La poesia di Rosaria Scialpi, nella sua nuova silloge La faglia empirea (Brè Edizioni, 2024), è un territorio di frontiera, un varco tra memoria e confessione, tra esperienza vissuta e linguaggio poetico. Leggerla significa attraversare un paesaggio interiore denso di segni, lacerazioni e ricuciture, in cui ogni parola incide una traccia indelebile nel tempo. Non è solo lessico, non è solo geografia: è ferita e rimedio, segno che permane anche quando sembra invisibile.
Scialpi compone versi che sfidano il silenzio, come un’onda lontana che rompe l’immobilità per risvegliare ciò che non ha nome (immagine tratta dal libro). La sua poesia si muove con la forza di un mito antico, evocando l’incavo della caverna greca, dove la consapevolezza si fa roccia e memoria incisa. È una poesia che interroga, ma non sempre risponde, lasciando spazio a un dialogo ininterrotto con il lettore, che si trova immerso in un autoritratto di riflessi e richiami.

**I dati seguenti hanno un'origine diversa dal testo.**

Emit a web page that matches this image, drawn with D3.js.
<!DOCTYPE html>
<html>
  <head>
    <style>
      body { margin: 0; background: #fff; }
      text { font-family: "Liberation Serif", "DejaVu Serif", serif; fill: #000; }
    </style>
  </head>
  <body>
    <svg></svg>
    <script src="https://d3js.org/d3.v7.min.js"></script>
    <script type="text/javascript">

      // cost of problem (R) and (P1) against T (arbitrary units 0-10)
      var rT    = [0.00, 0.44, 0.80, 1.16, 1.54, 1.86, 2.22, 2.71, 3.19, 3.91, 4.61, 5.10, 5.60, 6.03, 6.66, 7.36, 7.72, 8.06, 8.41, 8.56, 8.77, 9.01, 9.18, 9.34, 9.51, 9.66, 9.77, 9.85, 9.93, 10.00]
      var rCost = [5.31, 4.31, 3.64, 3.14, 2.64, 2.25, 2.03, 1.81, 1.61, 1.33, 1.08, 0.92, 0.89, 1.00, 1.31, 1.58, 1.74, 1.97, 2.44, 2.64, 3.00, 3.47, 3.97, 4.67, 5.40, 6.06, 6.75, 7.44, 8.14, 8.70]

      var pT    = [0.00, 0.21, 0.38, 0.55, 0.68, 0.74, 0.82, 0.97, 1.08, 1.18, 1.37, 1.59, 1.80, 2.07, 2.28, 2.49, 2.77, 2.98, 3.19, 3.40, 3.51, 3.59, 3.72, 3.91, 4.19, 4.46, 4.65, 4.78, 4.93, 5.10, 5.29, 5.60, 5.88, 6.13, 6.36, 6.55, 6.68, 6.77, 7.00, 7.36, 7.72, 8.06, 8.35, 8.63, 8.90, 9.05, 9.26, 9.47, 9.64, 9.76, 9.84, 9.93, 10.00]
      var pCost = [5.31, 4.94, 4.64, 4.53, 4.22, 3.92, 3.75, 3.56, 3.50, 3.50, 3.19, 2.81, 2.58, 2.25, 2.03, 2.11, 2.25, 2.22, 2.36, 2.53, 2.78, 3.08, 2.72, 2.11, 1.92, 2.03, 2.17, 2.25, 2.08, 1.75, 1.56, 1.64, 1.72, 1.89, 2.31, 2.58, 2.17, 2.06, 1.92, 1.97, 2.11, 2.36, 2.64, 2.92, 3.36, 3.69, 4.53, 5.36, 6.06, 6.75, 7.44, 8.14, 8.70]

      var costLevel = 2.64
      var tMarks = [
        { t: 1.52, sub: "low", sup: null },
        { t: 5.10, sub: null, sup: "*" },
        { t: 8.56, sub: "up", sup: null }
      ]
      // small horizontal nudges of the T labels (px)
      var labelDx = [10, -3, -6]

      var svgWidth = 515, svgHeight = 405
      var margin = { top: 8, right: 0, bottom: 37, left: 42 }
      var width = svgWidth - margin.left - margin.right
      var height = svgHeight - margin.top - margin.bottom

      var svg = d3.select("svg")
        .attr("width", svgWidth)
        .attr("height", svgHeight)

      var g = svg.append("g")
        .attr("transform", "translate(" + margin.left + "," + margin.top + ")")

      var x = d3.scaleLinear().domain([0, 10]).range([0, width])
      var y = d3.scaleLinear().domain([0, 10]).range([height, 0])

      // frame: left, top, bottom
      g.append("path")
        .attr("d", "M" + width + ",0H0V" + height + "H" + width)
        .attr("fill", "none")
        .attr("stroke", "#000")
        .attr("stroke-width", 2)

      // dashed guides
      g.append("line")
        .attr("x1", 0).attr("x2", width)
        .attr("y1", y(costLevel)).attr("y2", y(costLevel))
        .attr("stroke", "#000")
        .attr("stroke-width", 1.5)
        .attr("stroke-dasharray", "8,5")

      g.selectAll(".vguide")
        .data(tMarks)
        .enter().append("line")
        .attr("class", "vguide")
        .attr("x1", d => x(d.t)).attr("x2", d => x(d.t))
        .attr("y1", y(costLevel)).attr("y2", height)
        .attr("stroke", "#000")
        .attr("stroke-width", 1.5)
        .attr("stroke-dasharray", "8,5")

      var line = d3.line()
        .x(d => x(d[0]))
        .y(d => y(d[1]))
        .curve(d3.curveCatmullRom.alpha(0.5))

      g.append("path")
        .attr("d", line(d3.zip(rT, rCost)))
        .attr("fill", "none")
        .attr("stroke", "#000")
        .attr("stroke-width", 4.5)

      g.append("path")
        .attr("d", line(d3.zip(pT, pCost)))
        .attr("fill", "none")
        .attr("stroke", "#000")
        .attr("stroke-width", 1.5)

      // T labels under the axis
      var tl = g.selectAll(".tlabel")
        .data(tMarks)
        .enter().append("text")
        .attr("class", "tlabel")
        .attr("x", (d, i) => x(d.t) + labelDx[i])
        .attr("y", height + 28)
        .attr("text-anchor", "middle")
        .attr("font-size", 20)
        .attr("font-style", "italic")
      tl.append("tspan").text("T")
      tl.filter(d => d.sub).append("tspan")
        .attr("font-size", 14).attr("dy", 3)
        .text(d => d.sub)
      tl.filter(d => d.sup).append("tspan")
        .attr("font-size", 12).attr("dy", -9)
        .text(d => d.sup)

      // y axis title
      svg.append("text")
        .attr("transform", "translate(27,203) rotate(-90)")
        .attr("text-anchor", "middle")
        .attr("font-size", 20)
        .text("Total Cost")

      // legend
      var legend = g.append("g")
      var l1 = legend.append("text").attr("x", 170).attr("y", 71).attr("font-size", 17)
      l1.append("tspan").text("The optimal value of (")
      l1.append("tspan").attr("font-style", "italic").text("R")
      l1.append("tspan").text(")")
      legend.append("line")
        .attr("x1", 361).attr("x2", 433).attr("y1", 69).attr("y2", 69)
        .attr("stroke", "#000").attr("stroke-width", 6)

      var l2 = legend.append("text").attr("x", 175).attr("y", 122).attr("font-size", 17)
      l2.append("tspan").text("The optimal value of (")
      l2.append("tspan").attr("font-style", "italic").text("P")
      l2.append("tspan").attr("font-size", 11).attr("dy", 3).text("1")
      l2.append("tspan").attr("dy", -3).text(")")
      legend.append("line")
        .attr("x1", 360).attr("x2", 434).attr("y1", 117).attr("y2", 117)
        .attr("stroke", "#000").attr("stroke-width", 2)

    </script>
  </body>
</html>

Nel tessuto di questi versi si intravede una vita segnata dalla scrittura, come se ogni parola fosse un appunto su un foglio a righe, una traccia di vissuto che appartiene non solo all’autrice, ma a tutte le vite possibili. La poesia di Scialpi accoglie immagini potenti: il mare, la conchiglia, il vento di Nina, l’altalena sospesa nel tempo. Ogni elemento è una metafora che custodisce il senso del viaggio, un viaggio che è sempre anche interiore.

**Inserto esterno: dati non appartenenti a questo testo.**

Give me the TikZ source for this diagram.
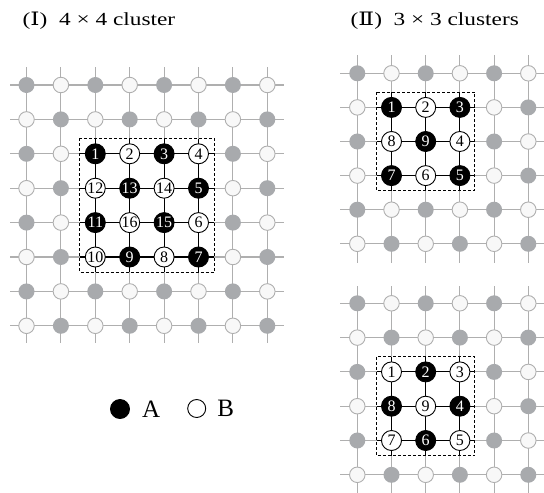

Il suo stile impeccabile, sia dal punto di vista linguistico che sistematico, costruisce un intreccio di significati che si sovrappongono, come in un dittico di parole in cui la confessione diventa specchio e maschera al tempo stesso. Non a caso, la sua poetica richiama un senso di incertezza e di continua ricerca, come un labirinto in cui il tempo è al contempo una benedizione e una maledizione.

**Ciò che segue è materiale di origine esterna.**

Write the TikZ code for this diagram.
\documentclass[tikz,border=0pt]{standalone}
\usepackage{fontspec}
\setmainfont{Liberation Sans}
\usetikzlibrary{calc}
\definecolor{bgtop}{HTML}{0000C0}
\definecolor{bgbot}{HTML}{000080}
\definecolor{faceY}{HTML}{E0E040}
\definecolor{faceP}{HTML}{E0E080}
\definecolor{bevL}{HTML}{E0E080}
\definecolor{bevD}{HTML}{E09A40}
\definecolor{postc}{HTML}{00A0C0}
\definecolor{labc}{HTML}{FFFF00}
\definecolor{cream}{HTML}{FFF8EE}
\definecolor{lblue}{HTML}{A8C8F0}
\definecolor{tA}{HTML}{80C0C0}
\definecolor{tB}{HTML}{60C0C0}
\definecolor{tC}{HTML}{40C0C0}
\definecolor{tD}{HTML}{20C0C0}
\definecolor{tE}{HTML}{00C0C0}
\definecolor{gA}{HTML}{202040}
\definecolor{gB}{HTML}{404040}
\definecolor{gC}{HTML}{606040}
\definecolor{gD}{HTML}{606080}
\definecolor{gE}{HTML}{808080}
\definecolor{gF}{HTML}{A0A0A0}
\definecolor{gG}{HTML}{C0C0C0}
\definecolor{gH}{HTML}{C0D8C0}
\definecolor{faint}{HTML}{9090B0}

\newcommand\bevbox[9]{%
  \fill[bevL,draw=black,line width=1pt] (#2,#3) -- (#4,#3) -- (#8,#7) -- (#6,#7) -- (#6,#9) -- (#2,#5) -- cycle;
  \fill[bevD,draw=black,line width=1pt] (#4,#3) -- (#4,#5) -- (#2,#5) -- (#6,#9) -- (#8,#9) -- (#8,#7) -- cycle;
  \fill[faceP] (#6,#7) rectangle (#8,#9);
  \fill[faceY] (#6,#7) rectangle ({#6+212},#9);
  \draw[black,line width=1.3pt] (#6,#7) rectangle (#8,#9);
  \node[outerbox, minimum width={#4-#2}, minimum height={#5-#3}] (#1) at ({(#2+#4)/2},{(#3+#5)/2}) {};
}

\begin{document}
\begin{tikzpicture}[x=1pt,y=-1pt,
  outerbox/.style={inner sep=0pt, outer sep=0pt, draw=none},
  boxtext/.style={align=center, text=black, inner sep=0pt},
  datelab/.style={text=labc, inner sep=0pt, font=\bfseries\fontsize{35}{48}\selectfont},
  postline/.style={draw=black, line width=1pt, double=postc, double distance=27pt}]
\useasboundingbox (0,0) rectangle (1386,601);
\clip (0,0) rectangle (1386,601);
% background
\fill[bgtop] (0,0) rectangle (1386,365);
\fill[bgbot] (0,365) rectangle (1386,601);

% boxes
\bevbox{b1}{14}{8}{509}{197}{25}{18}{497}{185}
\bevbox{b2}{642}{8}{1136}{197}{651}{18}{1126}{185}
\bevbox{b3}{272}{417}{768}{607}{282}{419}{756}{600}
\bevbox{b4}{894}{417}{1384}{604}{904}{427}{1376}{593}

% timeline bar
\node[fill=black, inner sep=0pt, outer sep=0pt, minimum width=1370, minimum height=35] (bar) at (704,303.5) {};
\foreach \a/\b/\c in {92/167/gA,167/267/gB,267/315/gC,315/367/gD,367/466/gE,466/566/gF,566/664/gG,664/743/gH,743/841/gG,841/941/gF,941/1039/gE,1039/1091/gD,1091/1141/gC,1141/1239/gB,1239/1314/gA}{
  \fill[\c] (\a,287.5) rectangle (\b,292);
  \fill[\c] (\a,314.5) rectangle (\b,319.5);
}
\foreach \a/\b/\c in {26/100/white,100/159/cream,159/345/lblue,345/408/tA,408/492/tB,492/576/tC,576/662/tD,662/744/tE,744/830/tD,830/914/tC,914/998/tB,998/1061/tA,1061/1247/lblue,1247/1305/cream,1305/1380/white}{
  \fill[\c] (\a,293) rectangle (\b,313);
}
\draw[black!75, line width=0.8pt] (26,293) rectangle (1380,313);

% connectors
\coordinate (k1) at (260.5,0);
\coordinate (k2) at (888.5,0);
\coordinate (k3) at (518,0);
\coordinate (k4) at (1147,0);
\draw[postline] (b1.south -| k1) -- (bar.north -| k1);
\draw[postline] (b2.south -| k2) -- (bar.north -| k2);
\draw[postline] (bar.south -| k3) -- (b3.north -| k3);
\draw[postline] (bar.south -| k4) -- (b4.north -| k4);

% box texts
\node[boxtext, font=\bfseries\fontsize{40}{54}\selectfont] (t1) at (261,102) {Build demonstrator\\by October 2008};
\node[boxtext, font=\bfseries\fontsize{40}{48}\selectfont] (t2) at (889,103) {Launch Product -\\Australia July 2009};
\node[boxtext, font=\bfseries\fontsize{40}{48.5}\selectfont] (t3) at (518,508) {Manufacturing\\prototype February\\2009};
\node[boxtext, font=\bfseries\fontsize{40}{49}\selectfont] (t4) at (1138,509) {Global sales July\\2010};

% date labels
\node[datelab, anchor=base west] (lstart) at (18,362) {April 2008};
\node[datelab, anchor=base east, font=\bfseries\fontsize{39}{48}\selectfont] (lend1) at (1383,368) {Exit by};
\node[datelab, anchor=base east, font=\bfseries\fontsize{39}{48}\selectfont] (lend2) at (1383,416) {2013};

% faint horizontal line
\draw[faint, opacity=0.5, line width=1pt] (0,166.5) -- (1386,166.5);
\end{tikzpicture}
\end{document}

Forse siamo davvero tutti fotogrammi di un’esistenza che si ricompone attraverso la lettura. I versi di Scialpi, come colonne doriche, resistono alla confusione del mondo contemporaneo, opponendosi al chiasso delle ambizioni sfrenate. Nelle sue poesie il Mediterraneo non è solo un luogo geografico, ma una dimensione esistenziale in cui il vuoto si fa presenza, richiedendo una forza interiore per essere contenuto e compreso.
Questa è una poesia che abita nel lettore, lo attraversa e si radica in lui, perché la scrittura, quando autentica, non è mai solo forma, ma anima, corpo, espressione. Ed è proprio in questo incanto, in questa sospensione tra passato e futuro, che si svela il vero potere dei suoi versi: la creazione di un tempo nuovo, simile alla lentezza della tartaruga sciamanica con le sue tredici lune, simbolo di una ciclicità che si rinnova costantemente. Leggere Rosaria Scialpi significa custodire la sua poesia, abitarla come uno spazio sacro. E in questo abitare, si scopre la Bellezza: una Bellezza che non è superficiale estetismo, ma esperienza vissuta, allegoria e tragico metafisico. Un dono che la sua scrittura offre a chi sa ascoltarla.